Watch Trump’s speech in the video player above.
Speaking to a crowd of thousands of supporters who rallied Wednesday on the Ellipse, just south of the White House, Trump declared, “If Mike Pence does the right thing we win the election.”
Beginning at 1 p.m., Pence’s role is to open the certificates of the electoral votes from each state and present them to the appointed “tellers” from the House and Senate in alphabetical order. At the end of the count, Pence, seated on the House of Representatives’ rostrum, has the task of announcing who has won the majority of votes for both president and vice president.
Despite his largely ceremonial assignment, Pence is under intense pressure from the president and legions of supporters who want the vice president to use the moment to overturn the will of the voters in a handful of battleground states.
“All Vice President Pence has to do is send it back to the states to recertify and we become president and you are the happiest people,” Trump said, repeating a falsehood he has been promoting leading up to the congressional session.

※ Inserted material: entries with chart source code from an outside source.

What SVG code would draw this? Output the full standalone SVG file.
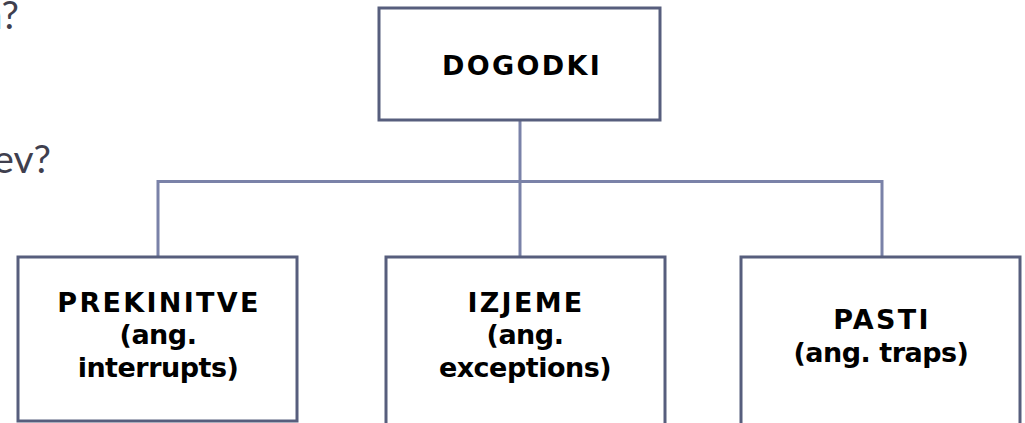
<svg xmlns="http://www.w3.org/2000/svg" width="1025" height="423" viewBox="0 0 1025 423">
<style>
.box{fill:#ffffff;stroke:#575e7d;stroke-width:3}
.con{fill:none;stroke:#7a82a8;stroke-width:3}
.lbl{font-family:"DejaVu Sans","Liberation Sans",sans-serif;font-weight:700;font-size:27px;fill:#000;text-anchor:middle}
.up{letter-spacing:2.3px}
.lo{letter-spacing:-0.5px}
.bg{font-family:Lato,"Open Sans","Liberation Sans",sans-serif;font-size:39px;fill:#3f3f4e;text-anchor:end}
</style>
<rect width="1025" height="423" fill="#ffffff"/>
<text class="bg" x="19" y="29">n?</text>
<text class="bg" x="51" y="173">ev?</text>
<g id="connectors">
<path class="con" d="M520 120 V182"/>
<path class="con" d="M158 257 V181.5 H882 V257"/>
<path class="con" d="M520 182 V257"/>
</g>
<g id="dogodki">
<rect class="box" x="379" y="8" width="281" height="112"/>
<text class="lbl up" x="522" y="75">DOGODKI</text>
</g>
<g id="prekinitve">
<rect class="box" x="18" y="257" width="279" height="164"/>
<text class="lbl up" x="159" y="312">PREKINITVE</text>
<text class="lbl lo" x="158" y="344">(ang.</text>
<text class="lbl lo" x="158" y="377">interrupts)</text>
</g>
<g id="izjeme">
<rect class="box" x="386" y="257" width="279" height="180"/>
<text class="lbl up" x="526" y="312">IZJEME</text>
<text class="lbl lo" x="525" y="344">(ang.</text>
<text class="lbl lo" x="525" y="377">exceptions)</text>
</g>
<g id="pasti">
<rect class="box" x="741" y="257" width="279" height="180"/>
<text class="lbl up" x="882" y="329">PASTI</text>
<text class="lbl lo" x="881" y="362">(ang. traps)</text>
</g>
</svg>
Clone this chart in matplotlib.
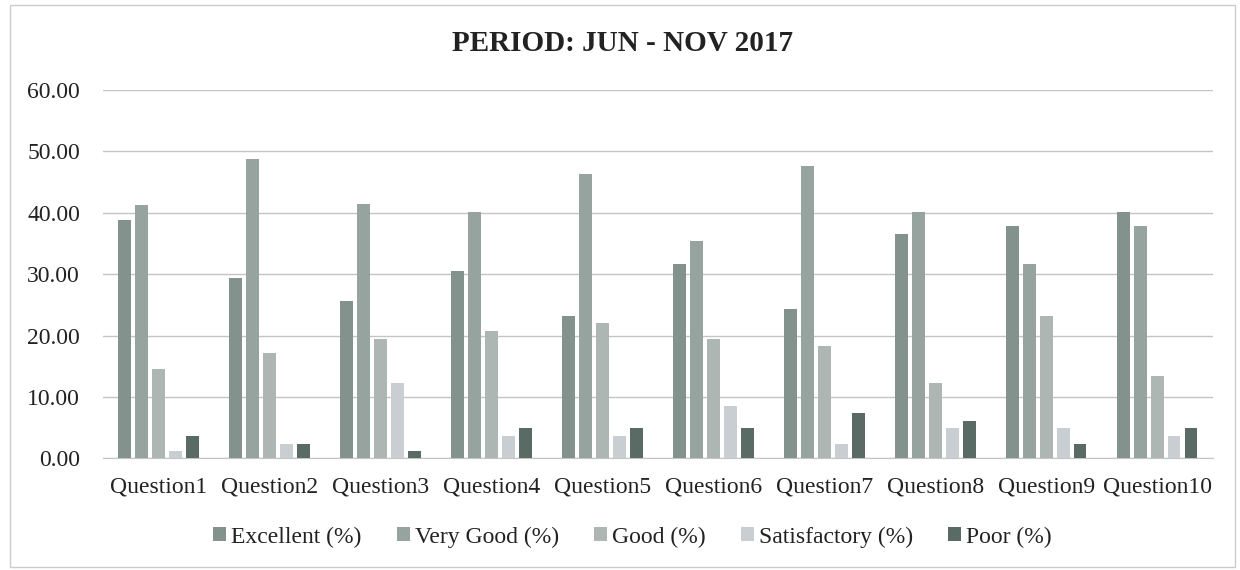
import numpy as np
import matplotlib
matplotlib.use("Agg")
import matplotlib.pyplot as plt
from matplotlib.patches import Rectangle

# survey results, percent of responses per rating
questions = [f"Question{i}" for i in range(1, 11)]
excellent = [38.9, 29.3, 25.6, 30.5, 23.2, 31.7, 24.4, 36.6, 37.8, 40.2]
very_good = [41.3, 48.8, 41.5, 40.2, 46.3, 35.4, 47.6, 40.2, 31.7, 37.8]
good = [14.6, 17.1, 19.5, 20.7, 22.0, 19.5, 18.3, 12.2, 23.2, 13.4]
satisfactory = [1.2, 2.4, 12.2, 3.7, 3.7, 8.5, 2.4, 4.9, 4.9, 3.7]
poor = [3.6, 2.4, 1.2, 4.9, 4.9, 4.9, 7.3, 6.1, 2.4, 4.9]

series = [
    ("Excellent (%)", excellent, "#84928d"),
    ("Very Good (%)", very_good, "#96a39f"),
    ("Good (%)", good, "#adb6b3"),
    ("Satisfactory (%)", satisfactory, "#c9ced2"),
    ("Poor (%)", poor, "#5a6a64"),
]

plt.rcParams["font.family"] = ["Liberation Serif", "DejaVu Serif"]

fig = plt.figure(figsize=(12.4, 5.7), dpi=100)
ax = fig.add_axes([0.083, 0.196, 0.895, 0.646])

x = np.arange(len(questions))
pitch = 0.153
width = 0.113
for i, (name, vals, color) in enumerate(series):
    ax.bar(x + (i - 2) * pitch, vals, width, color=color, label=name, zorder=3)

ax.set_xlim(-0.5, len(questions) - 0.5)
ax.set_ylim(0, 60)
ax.set_yticks(np.arange(0, 61, 10))
ax.set_yticklabels([f"{v:.2f}" for v in range(0, 61, 10)])
ax.set_xticks(x)
ax.set_xticklabels(questions)
ax.tick_params(axis="both", length=0, labelsize=17, colors="#222222")
ax.tick_params(axis="y", pad=16.5)
ax.tick_params(axis="x", pad=13)
ax.grid(axis="y", color="#c4c4c4", linewidth=1, zorder=0)
for side in ["top", "right", "left"]:
    ax.spines[side].set_visible(False)
ax.spines["bottom"].set_color("#c4c4c4")

fig.suptitle("PERIOD: JUN - NOV 2017", fontsize=21, fontweight="bold",
             color="#222222", x=0.502, y=0.947)

fig.legend(loc="center", bbox_to_anchor=(0.51, 0.058), ncol=5, frameon=False,
           fontsize=17, handlelength=0.55, handleheight=0.55, handletextpad=0.2,
           columnspacing=1.5, labelcolor="#222222")

fig.patches.append(Rectangle((0.008, 0.006), 0.988, 0.985, transform=fig.transFigure,
                             fill=False, edgecolor="#cccccc", linewidth=1))

fig.savefig("out.png", dpi=100)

Pence told Trump during their weekly lunch in the West Wing on Tuesday that he did not believe he had the power to unilaterally overturn electoral votes, according to a person briefed on the one-on-one conversation. This person was not authorized to publicly discuss the private discussion, which was first reported by The New York Times, and spoke on condition of anonymity.
Trump said he spoke with Pence on Wednesday morning to urge him to act once again. “I said Mike, that doesn’t take courage,” he said. “What takes courage is to do nothing.”
Pence has no such unilateral power under the Constitution and congressional rules that govern the count. It is up to the House and Senate to voice objections, and states’ electors were chosen in accordance with state law, not fraudulently.